§ **Work to be completed**:
With all pictures omitted, return verbatim the lines from the beginning of the records below through the line containing "const yTickLabels = ['0.8','1.0','1.2','1.4','1.6','1.8','2.0'];".

§ **Saved entries**:
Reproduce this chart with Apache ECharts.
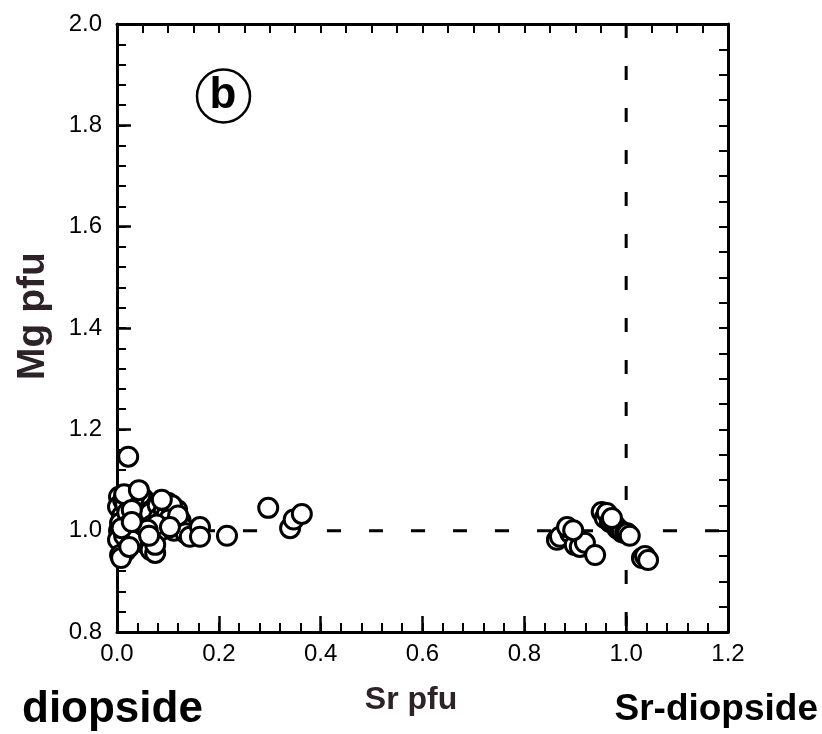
<!DOCTYPE html>
<html>
<head>
<meta charset="utf-8">
<script src="https://cdn.jsdelivr.net/npm/echarts@6/dist/echarts.min.js"></script>
<style>html,body{margin:0;padding:0;background:#fff}#c{width:822px;height:734px}</style>
</head>
<body>
<div id="c"></div>
<script>
// Tick labels
const xTickLabels = ['0.0','0.2','0.4','0.6','0.8','1.0','1.2'];
const yTickLabels = ['0.8','1.0','1.2','1.4','1.6','1.8','2.0'];

// Diopside-side analyses (Sr pfu, Mg pfu)
const diopsideSr = [0.004,0.002,0.004,0.002,0.118,0.110,0.071,0.059,0.012,0.010,0.006,0.014,0.016,0.020,0.018,0.035,0.040,0.037,0.047,0.050,0.053,0.045,0.065,0.068,0.080,0.082,0.085,0.092,0.097,0.100,0.096,0.108,0.112,0.125,0.130,0.135,0.055,0.066,0.030,0.017,0.102,0.078,0.060,0.046,0.026,0.033,0.014,0.009,0.120,0.006,0.008,0.075,0.075,0.297,0.340,0.347,0.363,0.022,0.043,0.088,0.029,0.029,0.104,0.063,0.143,0.163,0.163,0.216,0.024];
const diopsideMg = [1.067,1.047,1.000,0.982,1.041,1.021,1.047,1.027,1.060,1.030,1.015,0.990,1.052,1.036,1.008,1.058,1.030,1.000,1.045,1.015,1.062,0.985,1.035,1.010,1.050,1.025,1.000,1.040,1.030,1.055,1.015,1.050,1.000,1.020,1.005,0.995,0.975,0.962,0.980,0.960,1.022,1.012,1.002,1.070,1.070,1.064,1.072,1.005,1.030,0.952,0.946,0.956,0.972,1.045,1.005,1.022,1.033,1.146,1.080,1.061,1.041,1.017,1.007,0.990,0.988,1.007,0.988,0.990,0.968];

// Sr-diopside-side analyses
const srDiopsideSr = [0.864,0.870,0.890,0.899,0.909,0.919,0.952,0.958,0.962,0.968,0.974,0.978,0.982,0.988,0.992,0.998,1.002,1.031,1.037,0.884,0.896,0.939,0.972,1.007,1.043];
const srDiopsideMg = [0.982,0.988,0.995,0.972,0.968,0.976,1.037,1.025,1.035,1.017,1.015,1.011,1.005,1.001,0.997,0.995,0.995,0.946,0.950,1.007,1.001,0.952,1.025,0.990,0.942];

// Reference lines (end-member compositions)
const refLineH = [[0,1.0],[1.2,1.0]];
const refLineV = [[1.0,2.0],[1.0,0.8]];

const pts = [];
diopsideSr.forEach((v,i)=>pts.push([v, diopsideMg[i]]));
srDiopsideSr.forEach((v,i)=>pts.push([v, srDiopsideMg[i]]));

const FONT = 'Liberation Sans, Arial, Helvetica, sans-serif';
const TITLE_COL = '#2d2228';
const GRID = {left:117, top:24, right:94, bottom:102};

function minorAxis(extra){
  return Object.assign({
    type:'value', splitLine:{show:false}, axisLabel:{show:false},
    axisLine:{show:false, onZero:false},
    axisTick:{show:true, inside:true, length:9, lineStyle:{color:'#000', width:2}}
  }, extra);
}

const chart = echarts.init(document.getElementById('c'), null, {renderer:'canvas'});
chart.setOption({
  animation:false,
  backgroundColor:'#fff',
  grid:[Object.assign({}, GRID), Object.assign({}, GRID)],
  xAxis:[
    {type:'value', gridIndex:0, min:0, max:1.2, interval:0.2, position:'bottom', splitLine:{show:false},
      axisLine:{show:true, onZero:false, lineStyle:{color:'#000', width:3}},
      axisTick:{show:true, inside:true, length:16, lineStyle:{color:'#000', width:2.5}},
      axisLabel:{margin:10, fontSize:24, color:'#000', fontFamily:FONT,
        formatter:(v)=>xTickLabels[Math.round(v/0.2)]}},
    {type:'value', gridIndex:0, min:0, max:1.2, interval:0.2, position:'top', splitLine:{show:false},
      axisLine:{show:true, onZero:false, lineStyle:{color:'#000', width:3}},
      axisTick:{show:true, inside:true, length:9, lineStyle:{color:'#000', width:2}},
      axisLabel:{show:false}},
    minorAxis({gridIndex:1, min:0, max:1.2, interval:0.04, position:'bottom'}),
    minorAxis({gridIndex:1, min:0, max:1.2, interval:0.05, position:'top'})
  ],
  yAxis:[
    {type:'value', gridIndex:0, min:0.8, max:2.0, interval:0.2, position:'left', splitLine:{show:false},
      axisLine:{show:true, onZero:false, lineStyle:{color:'#000', width:3}},
      axisTick:{show:true, inside:true, length:14, lineStyle:{color:'#000', width:2.5}},
      axisLabel:{margin:15, fontSize:24, color:'#000', fontFamily:FONT,
        formatter:(v)=>yTickLabels[Math.round((v-0.8)/0.2)]}},
    {type:'value', gridIndex:0, min:0.8, max:2.0, interval:0.2, position:'right', splitLine:{show:false},
      axisLine:{show:true, onZero:false, lineStyle:{color:'#000', width:3}},
      axisTick:{show:true, inside:true, length:9, lineStyle:{color:'#000', width:2}},
      axisLabel:{show:false}},
    minorAxis({gridIndex:1, min:0.8, max:2.0, interval:0.04, position:'left'}),
    minorAxis({gridIndex:1, min:0.8, max:2.0, interval:0.05, position:'right'})
  ],
  series:[
    {type:'line', xAxisIndex:0, yAxisIndex:0, data:refLineH, symbol:'none', silent:true, z:1,
      lineStyle:{color:'#000', width:3, type:[14,28]}},
    {type:'line', xAxisIndex:0, yAxisIndex:0, data:refLineV, symbol:'none', silent:true, z:1,
      lineStyle:{color:'#000', width:3, type:[14,28]}},
    {type:'scatter', xAxisIndex:0, yAxisIndex:0, data:pts, symbol:'circle', symbolSize:19, z:3,
      itemStyle:{color:'#fff', borderColor:'#000', borderWidth:3, opacity:1}}
  ],
  graphic:[
    {type:'circle', shape:{cx:223.5, cy:96, r:26.5}, style:{fill:'#fff', stroke:'#000', lineWidth:2.5}, z:10},
    {type:'text', x:223, y:96, z:11, style:{text:'b', font:'bold 44px '+FONT, fill:'#000', align:'center', verticalAlign:'middle'}},
    {type:'text', x:33, y:316, rotation:Math.PI/2, z:11, style:{text:'Mg pfu', font:'bold 39px '+FONT, fill:TITLE_COL, align:'center', verticalAlign:'middle'}},
    {type:'text', x:411, y:700, z:11, style:{text:'Sr pfu', font:'bold 32px '+FONT, fill:TITLE_COL, align:'center', verticalAlign:'middle'}},
    {type:'text', x:22, y:710, z:11, style:{text:'diopside', font:'bold 44px '+FONT, fill:'#000', align:'left', verticalAlign:'middle'}},
    {type:'text', x:818, y:710, z:11, style:{text:'Sr-diopside', font:'bold 37px '+FONT, fill:'#000', align:'right', verticalAlign:'middle'}}
  ]
});
</script>
</body>
</html>
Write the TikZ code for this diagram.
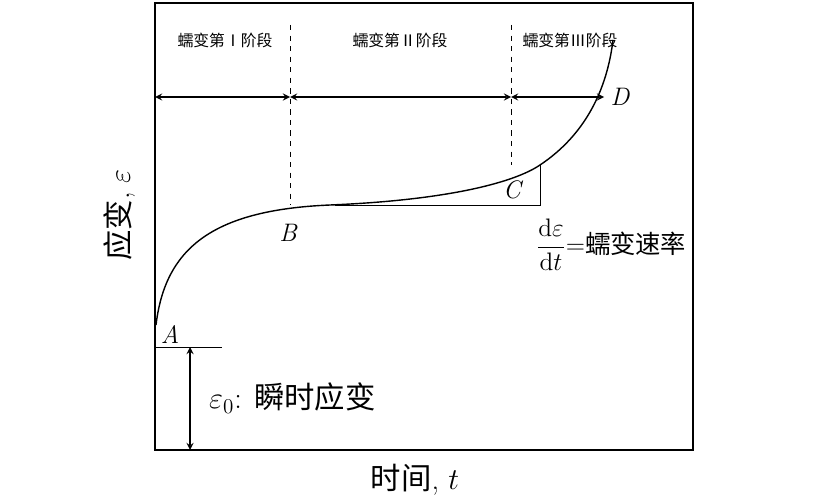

§ **Result of the exercise**:
Reproduce this chart with Apache ECharts.
<!DOCTYPE html>
<html>
<head>
<meta charset="utf-8">
<script src="https://cdn.jsdelivr.net/npm/echarts@6/dist/echarts.min.js"></script>
<style>html,body{margin:0;padding:0;background:#fff}#c{width:822px;height:734px}</style>
</head>
<body>
<div id="c"></div>
<script>
// Tick labels
const xTickLabels = ['0.0','0.2','0.4','0.6','0.8','1.0','1.2'];
const yTickLabels = ['0.8','1.0','1.2','1.4','1.6','1.8','2.0'];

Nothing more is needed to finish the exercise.